Johnny's the coolest dude on Earth . . . besides maybe Keith Richards. He's an actor of such oblique approach to any given project; he always does something that no one's done before. With the pirate thing, you expect someone to be a bit like Barbossa, because he's historical—it goes back to Basil Rathbone or Robert Newton, the golden age of Hollywood villainy. But Jack Sparrow is not what anyone expected—[Depp] approaches it as a great actor. He's also a very cunning craftsman. He knows how to give you the fun of the character in the wide shots, and then he has these little internal moments in the close-ups. I always felt a bit like a piece of industrial machinery next to his efforts.
—Geoffrey Rush
New York Post, May 20, 2007

I'm Johnny's biggest fan. I was having a conversation with someone the other day and saying, “Do you know anyone in all of Hollywood history who's had the kind of independent, idiosyncratic, chameleon-like character actor career that Johnny Depp's got?”

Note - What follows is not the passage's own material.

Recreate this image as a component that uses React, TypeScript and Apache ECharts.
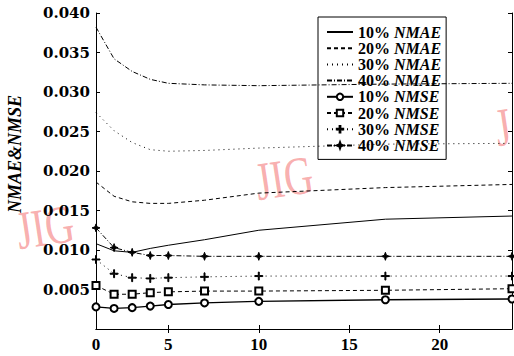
import React, { useEffect, useRef } from "react";
import * as echarts from "echarts";

const xValues = [1, 2, 3, 4, 5, 7, 10, 17, 24];
const xTickValues = [5, 10, 15, 20];
const xLabelValues = [1, 5, 10, 15, 20];

const nmae10 = [0.0108, 0.0099, 0.0097, 0.0102, 0.0106, 0.0113, 0.0125, 0.0139, 0.0143];
const nmae20 = [0.0186, 0.0168, 0.0161, 0.0159, 0.0159, 0.0163, 0.0172, 0.0179, 0.0183];
const nmae30 = [0.0274, 0.0251, 0.0236, 0.0227, 0.0225, 0.0226, 0.0229, 0.0234, 0.0235];
const nmae40 = [0.0382, 0.0342, 0.0326, 0.0316, 0.0311, 0.0309, 0.0308, 0.031, 0.0311];
const nmse10 = [0.0028, 0.0026, 0.0027, 0.0029, 0.0031, 0.0033, 0.0035, 0.0037, 0.0038];
const nmse20 = [0.0055, 0.0044, 0.0044, 0.0046, 0.0047, 0.0048, 0.0048, 0.0049, 0.0051];
const nmse30 = [0.0088, 0.007, 0.0065, 0.0064, 0.0065, 0.0066, 0.0067, 0.0067, 0.0067];
const nmse40 = [0.0128, 0.0103, 0.0097, 0.0093, 0.0093, 0.0092, 0.0092, 0.0092, 0.0092];

const seriesNames = [
  "10% NMAE",
  "20% NMAE",
  "30% NMAE",
  "40% NMAE",
  "10% NMSE",
  "20% NMSE",
  "30% NMSE",
  "40% NMSE",
];
const seriesValues = [nmae10, nmae20, nmae30, nmae40, nmse10, nmse20, nmse30, nmse40];
const yAxisTitle = "NMAE&NMSE";

const plusPath = "path://M4.4,0 H5.6 V4.4 H10 V5.6 H5.6 V10 H4.4 V5.6 H0 V4.4 H4.4 Z";
const starPath = "path://M5,0 L6.3,3.7 L10,5 L6.3,6.3 L5,10 L3.7,6.3 L0,5 L3.7,3.7 Z";

const dashTypes: any[] = ["solid", [4, 3], [1, 4], [5, 2, 1, 2], "solid", [4, 3], [1, 4], [5, 2, 1, 2]];
const symbols = ["none", "none", "none", "none", "emptyCircle", "emptyRect", plusPath, starPath];
const symbolSizes = [0, 0, 0, 0, 7, 7, 8, 8];
const lineWidths = [1, 1, 1, 1, 1.3, 1, 1, 1];

const serif = '"Liberation Serif", serif';
const dejavuSerif = '"DejaVu Serif", serif';
const wmFill = "rgba(245,130,130,0.65)";

export default function App() {
  const ref = useRef<HTMLDivElement>(null);
  useEffect(() => {
    if (!ref.current) return;
    const chart = echarts.init(ref.current, undefined, { renderer: "svg" });
    const axisLine = { show: true, lineStyle: { color: "#000", width: 1 } };
    const series = seriesNames.map((name, i) => ({
      name,
      type: "line",
      data: xValues.map((x, j) => [x, seriesValues[i][j]]),
      symbol: symbols[i],
      symbolSize: symbolSizes[i],
      showSymbol: symbols[i] !== "none",
      itemStyle: { color: "#000", borderColor: "#000", borderWidth: 1 },
      lineStyle: { color: "#000", width: lineWidths[i], type: dashTypes[i] },
      z: 3,
    }));
    const legendData = seriesNames.map((name, i) =>
      symbols[i] === "none" ? { name, itemStyle: { opacity: 0 } } : { name }
    );
    const wm = (text: string, x: number, y: number) => ({
      type: "text",
      x,
      y,
      rotation: 0.15,
      scaleY: 1.35,
      z: 0,
      silent: true,
      style: {
        text,
        fill: wmFill,
        font: `40px "Liberation Serif"`,
        align: "center",
        verticalAlign: "middle",
      },
    });
    const option: any = {
      animation: false,
      backgroundColor: "#fff",
      grid: { left: 96, right: 2, top: 13, bottom: 27, containLabel: false },
      xAxis: [
        {
          type: "value",
          min: 1,
          max: 24,
          position: "bottom",
          axisLine,
          axisTick: { inside: true, length: 4, customValues: xTickValues, lineStyle: { color: "#000" } },
          axisLabel: {
            customValues: xLabelValues,
            formatter: (v: number) => (v === 1 ? "0" : String(v)),
            color: "#000",
            fontFamily: serif,
            fontWeight: "bold",
            fontSize: 17,
            margin: 7,
          },
          splitLine: { show: false },
        },
        {
          type: "value",
          min: 1,
          max: 24,
          position: "top",
          axisLine,
          axisTick: { inside: true, length: 4, customValues: xTickValues, lineStyle: { color: "#000" } },
          axisLabel: { show: false },
          splitLine: { show: false },
        },
      ],
      yAxis: [
        {
          type: "value",
          min: 0,
          max: 0.04,
          interval: 0.005,
          position: "left",
          axisLine,
          axisTick: { inside: true, length: 4, lineStyle: { color: "#000" } },
          axisLabel: {
            formatter: (v: number) => (v === 0 ? "" : v.toFixed(3)),
            color: "#000",
            fontFamily: dejavuSerif,
            fontWeight: "bold",
            fontSize: 15,
            margin: 6,
          },
          splitLine: { show: false },
        },
        {
          type: "value",
          min: 0,
          max: 0.04,
          interval: 0.005,
          position: "right",
          axisLine,
          axisTick: { inside: true, length: 4, lineStyle: { color: "#000" } },
          axisLabel: { show: false },
          splitLine: { show: false },
        },
      ],
      legend: {
        orient: "vertical",
        left: 318,
        top: 17,
        padding: [7, 5, 6, 8],
        borderColor: "#000",
        borderWidth: 1,
        itemWidth: 26,
        itemHeight: 8,
        itemGap: 0.2,
        data: legendData,
        formatter: (name: string) => {
          const [p, n] = name.split(" ");
          return `{p|${p}} {n|${n}}`;
        },
        textStyle: {
          color: "#000",
          fontFamily: serif,
          fontSize: 16,
          rich: {
            p: { fontFamily: serif, fontSize: 16, fontWeight: "bold", color: "#000" },
            n: {
              fontFamily: serif,
              fontSize: 16,
              fontWeight: "bold",
              fontStyle: "italic",
              color: "#000",
            },
          },
        },
      },
      graphic: [
        wm("JIG", 45, 227),
        wm("JIG", 284, 178),
        wm("J", 503, 127),
        {
          type: "text",
          x: 15,
          y: 154,
          rotation: Math.PI / 2,
          z: 5,
          silent: true,
          style: {
            text: yAxisTitle,
            fill: "#000",
            font: `italic bold 18px "Liberation Serif"`,
            align: "center",
            verticalAlign: "middle",
          },
        },
      ],
      series,
    };
    chart.setOption(option);
    return () => chart.dispose();
  }, []);
  return (
    <div
      ref={ref}
      style={{ position: "fixed", left: 0, top: 0, width: 514, height: 356, background: "#fff" }}
    />
  );
}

He brings all of that into this big pop, commercial film as Jack, and in the meantime goes off and does Finding Neverland and The Libertine, and now Sweeney Todd! If you look back on old Hollywood, I can't think of anyone who was that sort of model good-looking, Hollywood star who happened to be a brilliant character actor.
—Geoffrey Rush
New York Post, May 20, 2007

I've been lucky because I do regard myself as a slightly aging character and I've been able to be in scenes with delightful women, like Kate Winslet, Cate Blanchett, Salma Hayek, Goldie Hawn . . . It's been a perk of the job. And the prettiest of all, of course, was Johnny Depp.